The petition, filed under Articles 22, 29, 33, 37, and 137 of the Constitution, asserts that the current law violates rights to equality, dignity, freedom of religion, and protection from inhuman treatment. Article 33(6) of the Constitution expressly prohibits laws or traditions that undermine the status and dignity of women.
The petitioners say this protection is undermined by the Penal Code’s blanket criminalization.
Ms Mutesi, who serves as Secretary for Women’s Affairs at Masjid Salama in Budaka, said women in rural communities often suffer in silence after rape or incest because of the stigma and criminal penalties attached to abortion.
“Many Muslim women are forced to carry pregnancies that are a constant reminder of trauma.

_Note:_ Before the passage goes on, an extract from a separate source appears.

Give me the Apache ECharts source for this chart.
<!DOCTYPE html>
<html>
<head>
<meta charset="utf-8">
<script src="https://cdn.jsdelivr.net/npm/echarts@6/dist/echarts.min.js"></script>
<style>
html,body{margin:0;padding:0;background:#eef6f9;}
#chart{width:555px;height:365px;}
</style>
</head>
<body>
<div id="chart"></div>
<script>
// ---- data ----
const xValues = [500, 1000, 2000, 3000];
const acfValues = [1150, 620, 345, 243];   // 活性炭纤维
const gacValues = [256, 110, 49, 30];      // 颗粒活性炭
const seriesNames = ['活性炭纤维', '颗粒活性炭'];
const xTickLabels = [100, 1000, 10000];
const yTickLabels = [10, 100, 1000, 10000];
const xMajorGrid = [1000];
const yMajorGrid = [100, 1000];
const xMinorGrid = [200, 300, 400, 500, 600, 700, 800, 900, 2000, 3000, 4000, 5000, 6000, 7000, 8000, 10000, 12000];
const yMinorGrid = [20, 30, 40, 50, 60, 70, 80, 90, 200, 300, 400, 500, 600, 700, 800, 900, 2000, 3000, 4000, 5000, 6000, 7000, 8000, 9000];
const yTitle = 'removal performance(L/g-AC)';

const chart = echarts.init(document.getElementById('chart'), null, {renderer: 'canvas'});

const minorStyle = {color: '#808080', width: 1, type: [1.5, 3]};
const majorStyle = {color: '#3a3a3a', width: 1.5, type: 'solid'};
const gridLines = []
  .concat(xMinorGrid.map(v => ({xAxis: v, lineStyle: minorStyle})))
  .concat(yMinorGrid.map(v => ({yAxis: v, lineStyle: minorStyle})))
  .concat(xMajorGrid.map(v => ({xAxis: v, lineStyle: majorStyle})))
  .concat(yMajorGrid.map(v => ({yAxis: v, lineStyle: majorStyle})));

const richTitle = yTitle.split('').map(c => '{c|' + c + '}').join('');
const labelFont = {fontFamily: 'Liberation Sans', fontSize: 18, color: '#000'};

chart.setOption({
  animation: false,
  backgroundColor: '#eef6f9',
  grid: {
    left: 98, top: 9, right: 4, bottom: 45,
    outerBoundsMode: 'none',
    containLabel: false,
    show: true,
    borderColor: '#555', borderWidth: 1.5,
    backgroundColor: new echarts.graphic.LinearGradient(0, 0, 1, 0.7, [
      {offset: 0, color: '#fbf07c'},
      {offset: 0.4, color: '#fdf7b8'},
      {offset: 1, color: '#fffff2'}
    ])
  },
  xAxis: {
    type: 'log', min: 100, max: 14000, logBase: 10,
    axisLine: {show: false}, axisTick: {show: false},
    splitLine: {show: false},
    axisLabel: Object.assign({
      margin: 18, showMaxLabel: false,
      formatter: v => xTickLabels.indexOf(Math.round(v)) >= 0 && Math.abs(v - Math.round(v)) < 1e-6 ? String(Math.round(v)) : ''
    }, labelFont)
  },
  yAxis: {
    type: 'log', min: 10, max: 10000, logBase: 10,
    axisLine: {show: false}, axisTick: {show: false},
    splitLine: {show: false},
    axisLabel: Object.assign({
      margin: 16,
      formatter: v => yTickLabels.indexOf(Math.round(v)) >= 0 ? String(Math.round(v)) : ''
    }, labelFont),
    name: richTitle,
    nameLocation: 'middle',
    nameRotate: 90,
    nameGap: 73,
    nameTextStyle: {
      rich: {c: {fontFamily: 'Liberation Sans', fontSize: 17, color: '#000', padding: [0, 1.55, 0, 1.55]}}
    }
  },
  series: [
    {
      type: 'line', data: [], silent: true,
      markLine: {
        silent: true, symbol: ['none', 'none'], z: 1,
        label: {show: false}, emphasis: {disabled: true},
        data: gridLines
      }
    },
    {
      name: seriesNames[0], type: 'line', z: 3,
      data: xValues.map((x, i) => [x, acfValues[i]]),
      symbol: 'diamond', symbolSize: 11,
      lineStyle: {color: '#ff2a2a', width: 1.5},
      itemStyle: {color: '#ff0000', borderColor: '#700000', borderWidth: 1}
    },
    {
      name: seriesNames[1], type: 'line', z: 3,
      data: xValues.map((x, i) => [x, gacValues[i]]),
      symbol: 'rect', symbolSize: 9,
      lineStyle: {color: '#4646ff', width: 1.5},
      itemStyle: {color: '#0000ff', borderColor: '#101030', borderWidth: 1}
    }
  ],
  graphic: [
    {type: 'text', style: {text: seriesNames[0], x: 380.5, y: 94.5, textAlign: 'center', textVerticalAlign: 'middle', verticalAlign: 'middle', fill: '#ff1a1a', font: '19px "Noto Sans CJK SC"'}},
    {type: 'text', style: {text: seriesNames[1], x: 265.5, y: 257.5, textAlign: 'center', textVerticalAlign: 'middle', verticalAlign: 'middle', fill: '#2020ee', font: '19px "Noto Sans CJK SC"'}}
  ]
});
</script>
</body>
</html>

This not only violates their dignity but also subjects them to cruel treatment contrary to the Constitution,” she said.
Citing Islamic principles and international law, the petitioners draw on Qur’anic verses and Hadith that emphasize rahma (mercy) and adl (justice). They note that ensoulment is believed to occur at 120 days, after which abortion is generally prohibited except where the mother’s life is at risk.
They also relied on comparative jurisprudence from Muslim-majority countries such as Tunisia, which permits abortion within the first three months, and from African states like Zambia and Rwanda, which recognize exceptions for rape, incest, and threats to a woman’s mental health.
“Uganda cannot continue to lag when our sister African states have already harmonised reproductive rights with both religion and constitutional guarantees,” reads part of the petition.
The petition further cites Uganda’s obligations under the Maputo Protocol and CEDAW, which call on states to respect women’s reproductive rights and ensure access to safe abortion in cases of sexual violence. According to the Ministry of Health’s 2019/2020 performance report, unsafe abortion contributes up to 11 percent of maternal deaths in Uganda.
The petitioners want the Constitutional Court to declare sections 130, 131, and 207 of the Penal Code unconstitutional and order Parliament to amend them within a year to provide abortion exceptions in line with Islamic teachings, cultural values, and international law. They also want doctors who perform abortions under these exceptions to be shielded from criminal liability.
“Our demand is not for blanket legalization of abortion. We are calling for recognition of exceptional circumstances—rape, incest, mental illness, risk to mental health, and preservation of dignity—that Islam and the Constitution already allow,” IWILAP said in a statement.